There are two main deposit types at the company’s Ivana project, the first is what’s known as a surficial deposit. Surficial deposits are easy to grasp. Yep… good guess – they lie right at or near surface. What these deposits lack in thickness, they more than make up for in lateral scale. Ivana has the potential to sprawl out significantly.

Equity Guru’s Lukas Kane asked in November if BSK’s “uranium rainbow” was pointing its colourful arc into a “pot of vanadium.” As the company aims to becomes the first domestic uranium supplier for Argentina’s nuclear power plants, it could also find itself supplying vanadium.

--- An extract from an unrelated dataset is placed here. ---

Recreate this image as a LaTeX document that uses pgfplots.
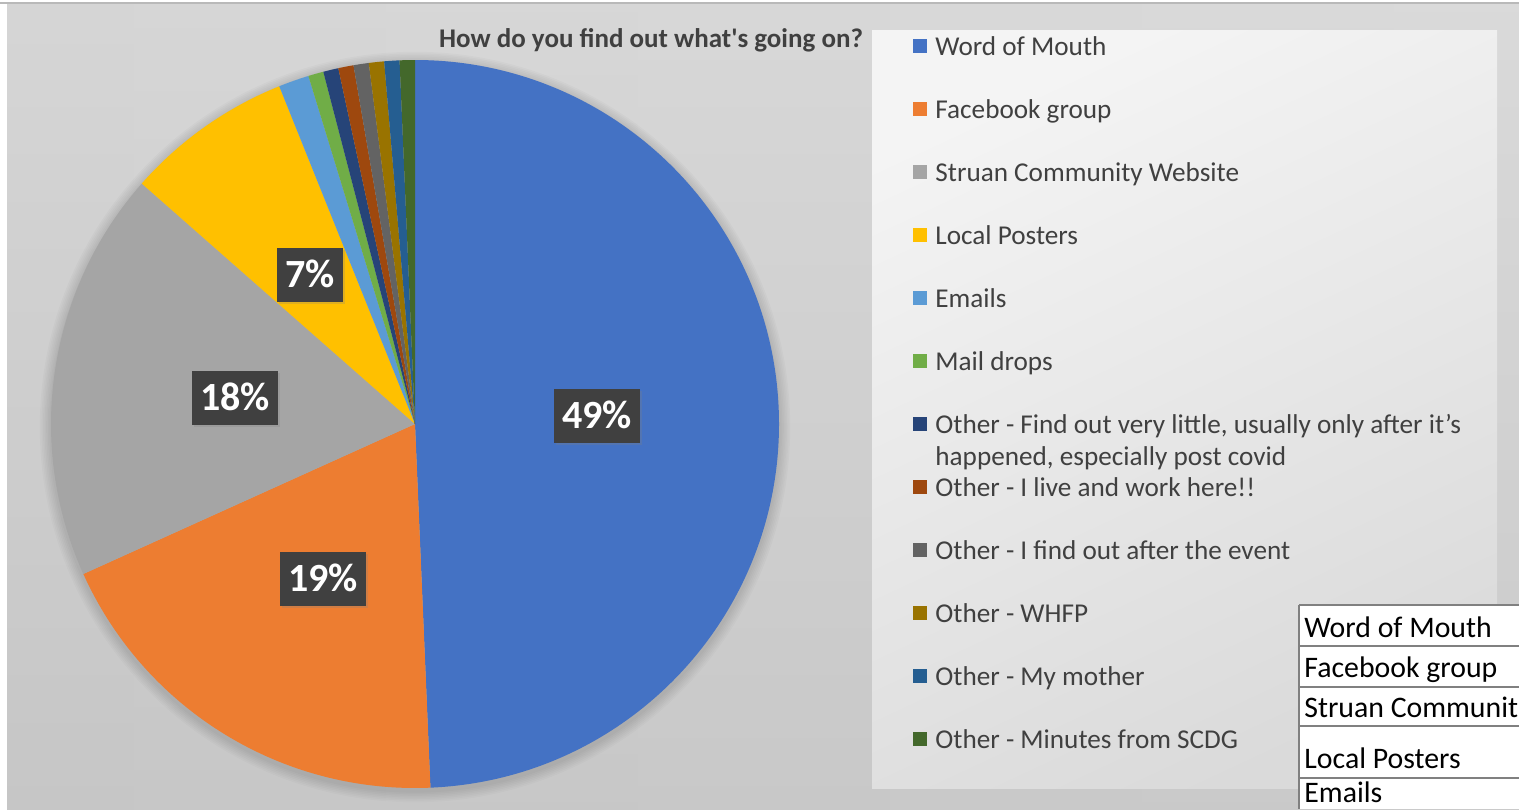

To be clear, BSK is not pivoting away from uranium … but the vanadium is no longer just a “kicker” (a secondary metal that creates a small additional revenue stream). It has the potential to radically change the economics of the Amarillo Grande project.

Full story here: Is Blue Sky’s (BSK.V) uranium rainbow leading to a pot of vanadium?

The Argentine government is fully behind a domestic uranium supply program. This will happen. When it does, domestic suppliers, like BSK, will have first-mover advantage.

Some facts from the WNA on Argentine nuclear power:

  1. Argentina has three nuclear reactors generating about one-tenth of its electricity.
  2. Its first commercial nuclear power reactor began operating in 1974.
  3. The construction of two additional reactors is planned.
  4. Construction has started on a small locally-designed power reactor prototype.
  5. Nuclear Energy requirements are expected to increase by 2.5 times by 2025, representing a potential consumption of approximately 1.25 million pounds of U3O8 annually.
  6. All uranium used by the Argentine nuclear industry is currently sourced from outside the country.

Full Disclosure: Blue Sky Uranium is an Equity Guru marketing client.